• **YOUR INSTRUCTIONS**
Below are the records; extract from them the line containing "Convert this diagram to TikZ code." to the line containing "(lQ) at (70,505)", both lines included, exactly and with no pictures.

• **SUPPLIED DATA**
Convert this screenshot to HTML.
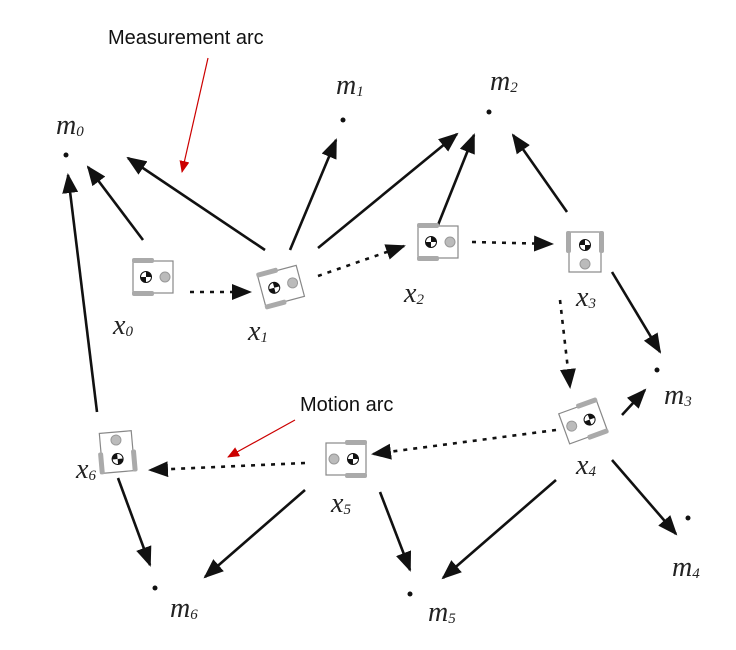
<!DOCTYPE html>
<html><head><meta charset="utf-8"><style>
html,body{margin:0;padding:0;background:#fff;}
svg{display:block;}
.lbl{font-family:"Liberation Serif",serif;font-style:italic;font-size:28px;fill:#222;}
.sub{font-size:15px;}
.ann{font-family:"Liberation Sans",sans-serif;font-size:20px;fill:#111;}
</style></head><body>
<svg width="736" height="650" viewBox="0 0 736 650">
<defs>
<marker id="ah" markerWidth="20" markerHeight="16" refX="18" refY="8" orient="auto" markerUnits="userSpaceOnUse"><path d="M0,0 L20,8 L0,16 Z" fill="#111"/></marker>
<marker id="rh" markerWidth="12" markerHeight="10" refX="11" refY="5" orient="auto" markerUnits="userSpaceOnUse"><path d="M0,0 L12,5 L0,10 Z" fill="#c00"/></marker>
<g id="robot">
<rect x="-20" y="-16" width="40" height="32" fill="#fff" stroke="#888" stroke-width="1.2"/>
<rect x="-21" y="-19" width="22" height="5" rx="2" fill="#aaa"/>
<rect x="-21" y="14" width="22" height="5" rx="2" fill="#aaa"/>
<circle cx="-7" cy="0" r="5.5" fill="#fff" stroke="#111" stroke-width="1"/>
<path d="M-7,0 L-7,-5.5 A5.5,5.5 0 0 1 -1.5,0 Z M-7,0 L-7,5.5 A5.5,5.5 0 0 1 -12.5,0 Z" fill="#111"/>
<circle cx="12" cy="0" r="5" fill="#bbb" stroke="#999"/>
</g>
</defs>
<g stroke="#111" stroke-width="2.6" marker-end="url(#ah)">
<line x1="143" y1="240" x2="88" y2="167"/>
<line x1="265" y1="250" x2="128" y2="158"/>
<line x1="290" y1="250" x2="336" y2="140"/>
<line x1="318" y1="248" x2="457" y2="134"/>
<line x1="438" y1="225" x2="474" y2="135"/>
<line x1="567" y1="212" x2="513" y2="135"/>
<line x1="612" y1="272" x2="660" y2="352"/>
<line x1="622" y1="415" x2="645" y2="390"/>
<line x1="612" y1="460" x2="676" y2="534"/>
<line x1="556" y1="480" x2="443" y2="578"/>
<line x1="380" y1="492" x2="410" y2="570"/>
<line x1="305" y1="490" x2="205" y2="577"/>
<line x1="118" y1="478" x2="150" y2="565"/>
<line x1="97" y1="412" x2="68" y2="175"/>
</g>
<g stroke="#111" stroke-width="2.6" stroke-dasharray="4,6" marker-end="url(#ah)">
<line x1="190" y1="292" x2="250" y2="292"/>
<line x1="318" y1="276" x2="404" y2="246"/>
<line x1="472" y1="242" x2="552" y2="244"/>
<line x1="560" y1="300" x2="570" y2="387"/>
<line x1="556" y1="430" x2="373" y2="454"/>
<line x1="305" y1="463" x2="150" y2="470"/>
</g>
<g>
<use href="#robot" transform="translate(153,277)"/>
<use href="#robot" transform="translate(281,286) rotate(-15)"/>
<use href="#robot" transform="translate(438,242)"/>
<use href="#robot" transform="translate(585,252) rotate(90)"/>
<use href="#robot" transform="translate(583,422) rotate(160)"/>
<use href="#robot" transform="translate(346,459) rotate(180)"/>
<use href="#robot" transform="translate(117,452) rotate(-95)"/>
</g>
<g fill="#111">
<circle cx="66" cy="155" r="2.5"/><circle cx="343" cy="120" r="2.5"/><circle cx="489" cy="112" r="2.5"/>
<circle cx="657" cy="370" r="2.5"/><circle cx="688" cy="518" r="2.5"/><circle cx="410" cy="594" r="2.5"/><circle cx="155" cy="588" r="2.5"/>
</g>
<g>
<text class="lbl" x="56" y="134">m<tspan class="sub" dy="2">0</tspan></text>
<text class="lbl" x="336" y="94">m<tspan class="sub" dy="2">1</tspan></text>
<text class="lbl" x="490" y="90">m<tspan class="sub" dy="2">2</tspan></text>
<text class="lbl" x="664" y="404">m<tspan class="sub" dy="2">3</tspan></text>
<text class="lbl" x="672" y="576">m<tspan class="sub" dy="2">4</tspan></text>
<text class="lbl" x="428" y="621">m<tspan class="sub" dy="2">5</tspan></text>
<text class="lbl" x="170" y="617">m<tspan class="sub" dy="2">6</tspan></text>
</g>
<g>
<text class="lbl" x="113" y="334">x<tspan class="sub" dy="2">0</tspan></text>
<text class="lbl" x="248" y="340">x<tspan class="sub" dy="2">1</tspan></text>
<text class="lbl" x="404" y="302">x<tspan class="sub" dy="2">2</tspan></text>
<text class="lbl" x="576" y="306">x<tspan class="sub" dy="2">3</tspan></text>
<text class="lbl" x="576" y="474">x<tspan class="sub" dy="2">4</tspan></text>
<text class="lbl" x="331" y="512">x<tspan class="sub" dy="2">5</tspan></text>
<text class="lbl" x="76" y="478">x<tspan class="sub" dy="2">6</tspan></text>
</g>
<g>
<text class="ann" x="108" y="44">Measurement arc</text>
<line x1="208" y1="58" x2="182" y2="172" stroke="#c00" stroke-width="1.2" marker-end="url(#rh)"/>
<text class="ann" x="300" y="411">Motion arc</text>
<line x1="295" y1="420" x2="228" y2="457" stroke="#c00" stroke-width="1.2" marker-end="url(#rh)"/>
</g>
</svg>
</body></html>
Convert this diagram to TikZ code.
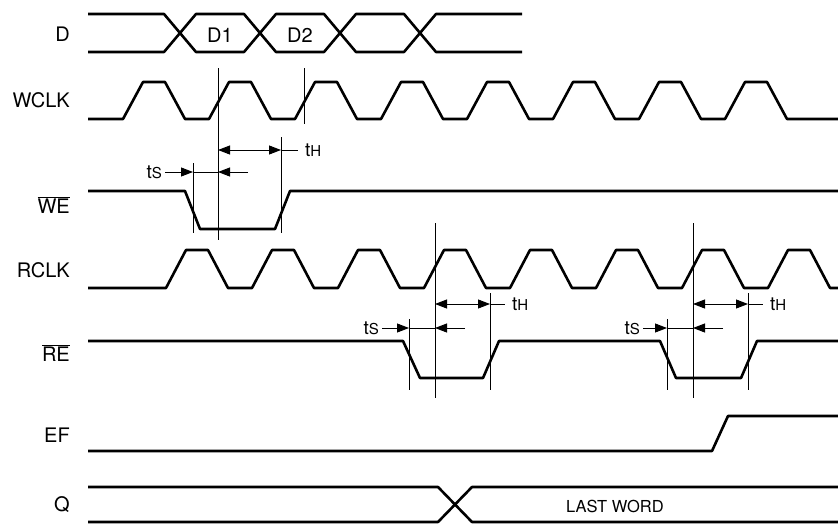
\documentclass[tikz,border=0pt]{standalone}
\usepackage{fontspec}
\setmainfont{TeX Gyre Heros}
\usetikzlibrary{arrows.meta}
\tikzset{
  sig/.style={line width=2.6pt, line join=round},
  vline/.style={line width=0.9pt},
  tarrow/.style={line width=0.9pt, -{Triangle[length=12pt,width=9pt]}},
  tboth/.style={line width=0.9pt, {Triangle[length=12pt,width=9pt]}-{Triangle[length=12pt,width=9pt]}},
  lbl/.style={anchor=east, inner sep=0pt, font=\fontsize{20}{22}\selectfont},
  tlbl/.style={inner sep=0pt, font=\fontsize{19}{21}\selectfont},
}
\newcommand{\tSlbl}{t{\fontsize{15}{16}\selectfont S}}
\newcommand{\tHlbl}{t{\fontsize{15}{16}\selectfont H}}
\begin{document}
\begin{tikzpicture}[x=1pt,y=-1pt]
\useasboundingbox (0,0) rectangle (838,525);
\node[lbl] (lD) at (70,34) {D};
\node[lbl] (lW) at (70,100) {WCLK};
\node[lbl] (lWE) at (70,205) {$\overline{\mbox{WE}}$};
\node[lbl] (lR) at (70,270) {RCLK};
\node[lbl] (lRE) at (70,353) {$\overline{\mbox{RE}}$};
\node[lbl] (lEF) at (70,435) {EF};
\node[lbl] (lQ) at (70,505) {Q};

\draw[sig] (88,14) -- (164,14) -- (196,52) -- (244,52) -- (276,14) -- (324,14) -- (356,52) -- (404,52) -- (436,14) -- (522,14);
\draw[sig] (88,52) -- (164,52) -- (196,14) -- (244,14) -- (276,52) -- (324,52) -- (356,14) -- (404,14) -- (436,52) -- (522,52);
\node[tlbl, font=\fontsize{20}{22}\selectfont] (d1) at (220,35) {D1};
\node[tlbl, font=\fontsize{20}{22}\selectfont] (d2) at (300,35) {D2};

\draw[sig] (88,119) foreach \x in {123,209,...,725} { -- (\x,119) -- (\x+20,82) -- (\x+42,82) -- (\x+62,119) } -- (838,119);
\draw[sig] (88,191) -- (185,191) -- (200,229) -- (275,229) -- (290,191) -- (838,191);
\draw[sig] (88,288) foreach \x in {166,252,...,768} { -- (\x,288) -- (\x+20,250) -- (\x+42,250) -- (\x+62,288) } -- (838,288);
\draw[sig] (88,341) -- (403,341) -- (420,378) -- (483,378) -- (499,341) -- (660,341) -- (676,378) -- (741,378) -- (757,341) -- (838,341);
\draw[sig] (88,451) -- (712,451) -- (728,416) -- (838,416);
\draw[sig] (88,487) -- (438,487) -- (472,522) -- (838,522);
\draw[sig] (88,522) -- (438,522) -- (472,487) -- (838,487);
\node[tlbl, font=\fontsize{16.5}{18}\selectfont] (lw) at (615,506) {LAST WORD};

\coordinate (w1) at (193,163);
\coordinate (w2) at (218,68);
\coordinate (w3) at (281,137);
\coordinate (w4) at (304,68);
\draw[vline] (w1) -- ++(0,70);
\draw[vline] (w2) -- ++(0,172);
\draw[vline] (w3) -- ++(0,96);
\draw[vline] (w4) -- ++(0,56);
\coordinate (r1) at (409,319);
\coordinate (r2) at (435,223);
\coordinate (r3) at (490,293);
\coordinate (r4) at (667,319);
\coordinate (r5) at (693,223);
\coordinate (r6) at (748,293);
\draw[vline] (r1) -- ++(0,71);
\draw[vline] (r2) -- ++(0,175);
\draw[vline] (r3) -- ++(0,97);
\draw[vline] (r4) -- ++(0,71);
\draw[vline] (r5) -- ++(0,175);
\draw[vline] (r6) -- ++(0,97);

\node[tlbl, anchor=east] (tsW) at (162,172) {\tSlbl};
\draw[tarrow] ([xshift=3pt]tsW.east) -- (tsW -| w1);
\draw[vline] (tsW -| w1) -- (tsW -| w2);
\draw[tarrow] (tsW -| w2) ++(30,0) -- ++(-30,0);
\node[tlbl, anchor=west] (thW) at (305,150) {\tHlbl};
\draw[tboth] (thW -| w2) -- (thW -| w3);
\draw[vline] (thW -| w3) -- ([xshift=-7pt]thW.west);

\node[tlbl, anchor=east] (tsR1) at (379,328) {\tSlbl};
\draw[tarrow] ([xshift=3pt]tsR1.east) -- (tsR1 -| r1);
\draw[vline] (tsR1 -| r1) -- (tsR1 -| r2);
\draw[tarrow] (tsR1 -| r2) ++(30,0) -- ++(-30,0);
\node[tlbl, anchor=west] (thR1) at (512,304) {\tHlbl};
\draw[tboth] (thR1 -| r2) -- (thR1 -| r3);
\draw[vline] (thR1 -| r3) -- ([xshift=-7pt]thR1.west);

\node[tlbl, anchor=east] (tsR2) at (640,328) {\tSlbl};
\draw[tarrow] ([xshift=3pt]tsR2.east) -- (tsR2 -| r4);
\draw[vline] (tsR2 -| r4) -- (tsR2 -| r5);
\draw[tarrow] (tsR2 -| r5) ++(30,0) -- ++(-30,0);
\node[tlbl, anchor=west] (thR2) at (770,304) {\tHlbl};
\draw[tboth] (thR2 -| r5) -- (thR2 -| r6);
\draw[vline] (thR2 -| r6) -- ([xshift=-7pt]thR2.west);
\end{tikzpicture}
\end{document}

• **SOLUTION TO THIS EXERCISE**
Convert this diagram to TikZ code.
\documentclass[tikz,border=0pt]{standalone}
\usepackage{fontspec}
\setmainfont{TeX Gyre Heros}
\usetikzlibrary{arrows.meta}
\tikzset{
  sig/.style={line width=2.6pt, line join=round},
  vline/.style={line width=0.9pt},
  tarrow/.style={line width=0.9pt, -{Triangle[length=12pt,width=9pt]}},
  tboth/.style={line width=0.9pt, {Triangle[length=12pt,width=9pt]}-{Triangle[length=12pt,width=9pt]}},
  lbl/.style={anchor=east, inner sep=0pt, font=\fontsize{20}{22}\selectfont},
  tlbl/.style={inner sep=0pt, font=\fontsize{19}{21}\selectfont},
}
\newcommand{\tSlbl}{t{\fontsize{15}{16}\selectfont S}}
\newcommand{\tHlbl}{t{\fontsize{15}{16}\selectfont H}}
\begin{document}
\begin{tikzpicture}[x=1pt,y=-1pt]
\useasboundingbox (0,0) rectangle (838,525);
\node[lbl] (lD) at (70,34) {D};
\node[lbl] (lW) at (70,100) {WCLK};
\node[lbl] (lWE) at (70,205) {$\overline{\mbox{WE}}$};
\node[lbl] (lR) at (70,270) {RCLK};
\node[lbl] (lRE) at (70,353) {$\overline{\mbox{RE}}$};
\node[lbl] (lEF) at (70,435) {EF};
\node[lbl] (lQ) at (70,505) {Q};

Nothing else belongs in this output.